Have a great day! sunny


----------



## djd1023 (Sep 29, 2003)

I added shelves to the closet to the left of the fridge


----------



## Twins Make 4 (Apr 25, 2004)

Much the same with us. We put 2 of the sterilite drawers in the upper closet & left the bottom for the hanging stuff, which we don't usually have much of. I also put a couple drawers in the left side of the chest in the bunkhouse. For our family this gives everyone at least one drawer & some hanging space. We were pretty packed in for the week long trip but never a problem on weekend outings.

TM4


----------



## Thor (Apr 7, 2004)

Hi

I simply went to Home Depot and purchased some wire shelving 20" & 16" widths. I took out a slider and closet rods and added shelving were needed. I posted some pics in the gallery or you can see them under Mod update.

Very simple to install. I mounted them upside down and the lip now prevents the stuff from sliding during travels.

The biggest time is spent trying to figure out were and space between the shelves.

Thor


----------



## Mac (Mar 26, 2004)

Thor

Thanks for the input. Did you use regular screws to fasten the wire shelves to the walls. I wasn't sure how thick the white cabinet panel walls were, and I didn't want the srews to come thru to the other side. I was also a little concerned about screwing into the outer walls. I wasn't sure how thick it was and I definately didn't want to come thru the outside wall!! I wasn't sure how strong the inner walls were and not sure if they would hold a screw well.

I would appreciate any insight that you could give me.


----------



## Y-Guy (Jan 30, 2004)

Mac when I installed the shower door in my Outback I found some nifty wall screws that work perfect in the Outback. They are called Cobra Panel Driller (for paneling & hollow doors), these are shallow wide anchors that you can drive a screw into for securing something to a wall. Basically you drill a whole, drive the Panel Driller in then you drive a screw into it. They hold up to 25# of weight each both downward and pulling inside. I bought them at Lowe's in the area where you would buy normal dry wall mounts.


----------



## Mac (Mar 26, 2004)

Thanks a bunch. I'll go today.

What length srews should I use?


----------



## Castle Rock Outbackers (Jan 18, 2004)

I am not familiar with the clothing space on anything but a 26 RS and 28 RSS (since both trailers have the four-bunk room). We are a family of 5, and the existing space in the bunk room (with two wardrobes and one large door chest) is more than adequate for us. In fact, we use one of the wardrobes for the laundry hamper.
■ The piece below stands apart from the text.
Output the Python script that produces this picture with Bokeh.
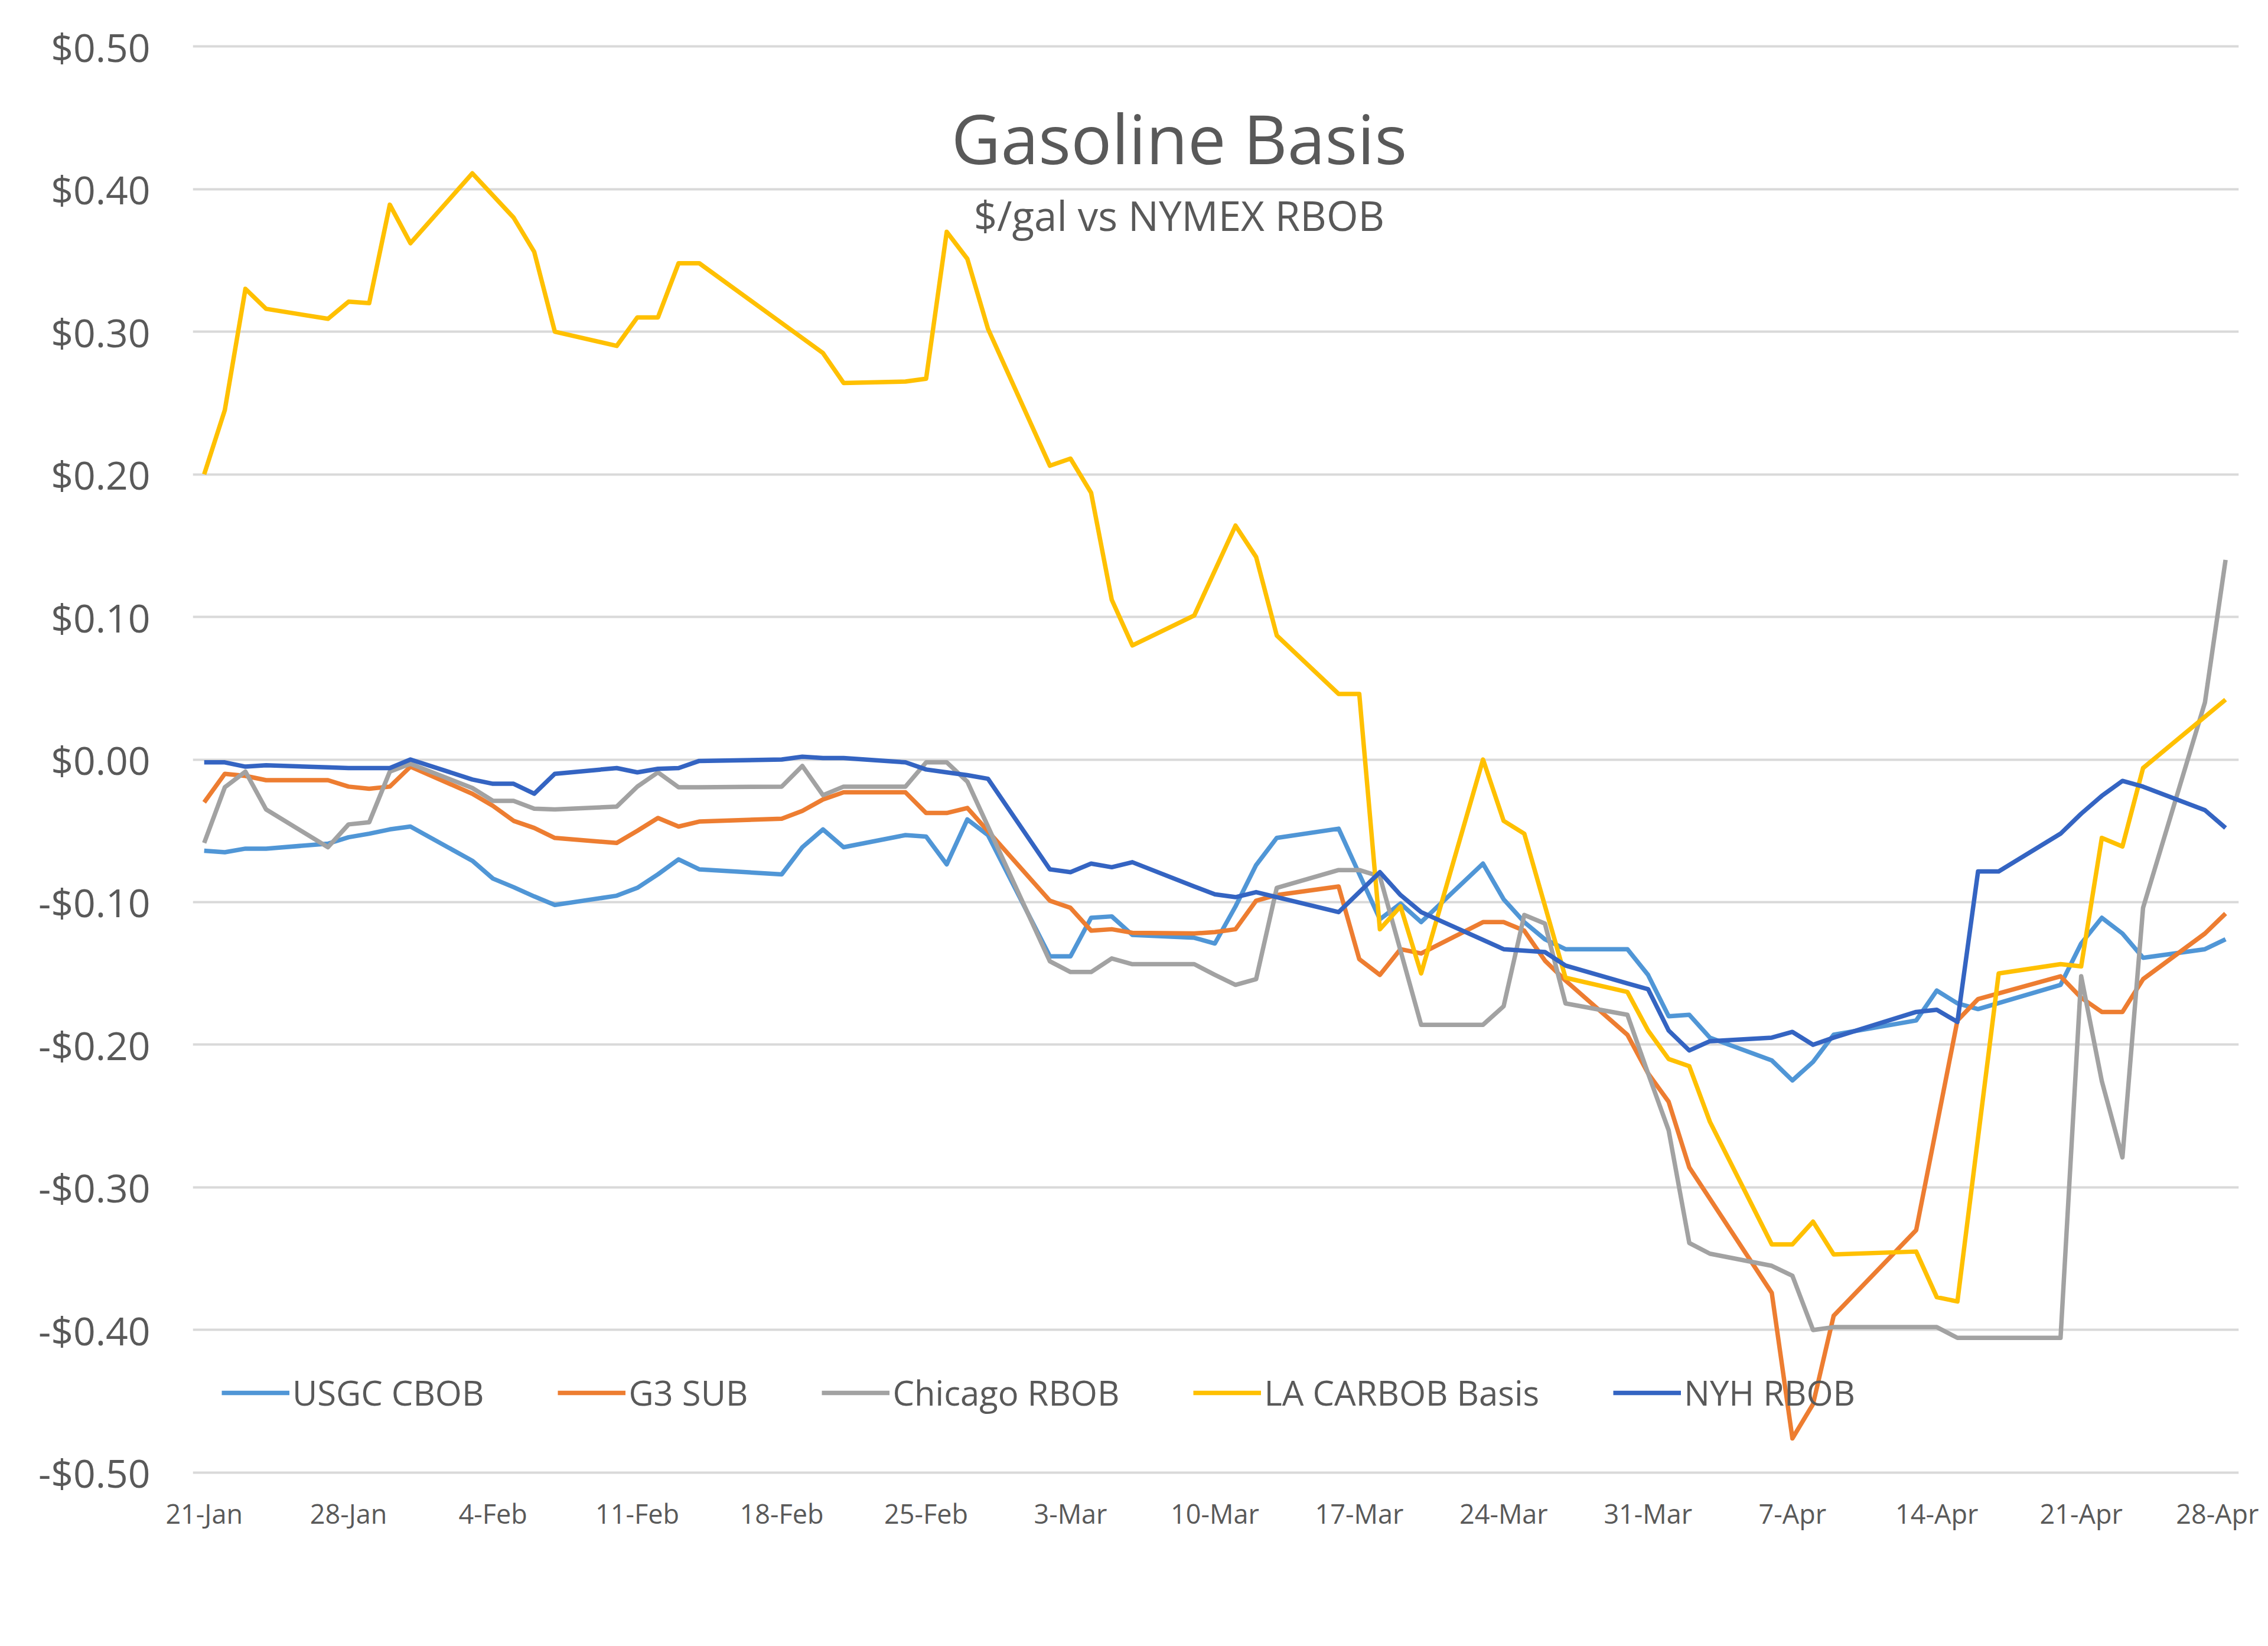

I installed some shelves in the other wardrobe. Used velcro to fasten the shelving unit to the wall. Didn't care to put holes in the camper walls. Here is a photo:

http://www.benzel.net/camping/camper/camper03.htm

Randy


----------



## Mac (Mar 26, 2004)

Steve (Y-Guy)

I got some of the Cobra Panel Drillers that you suggested. Are you sure that all of the outside walls are thick enough that the panel drillers don't go all the way through both panels to the outside. I was particularly concerned about the front forward facing bulkhead. Since it is a curved surface, I'm not sure if it's the same thickness as the vertical side walls?


----------



## kjp1969 (Apr 25, 2004)

Thor said:


> I simply went to Home Depot and purchased some wire shelving 20" & 16" widths. I took out a slider and closet rods and added shelving were needed. I posted some pics in the gallery or you can see them under Mod update.
> 
> Very simple to install. I mounted them upside down and the lip now prevents the stuff from sliding during travels.


Me too- very easy to do and helps organize that *huge* space.

Kevin P.


----------



## 219 (Mar 19, 2004)

I just bought some shelves that hang from the clothes rod in the closet (4 shelves) and then I have shelves when I need it and I can very easily unhook them, they collapse and I just leave on the floor of the closet. Now I have the best of both worlds. I'll try to find out where I bought them and let you know.


----------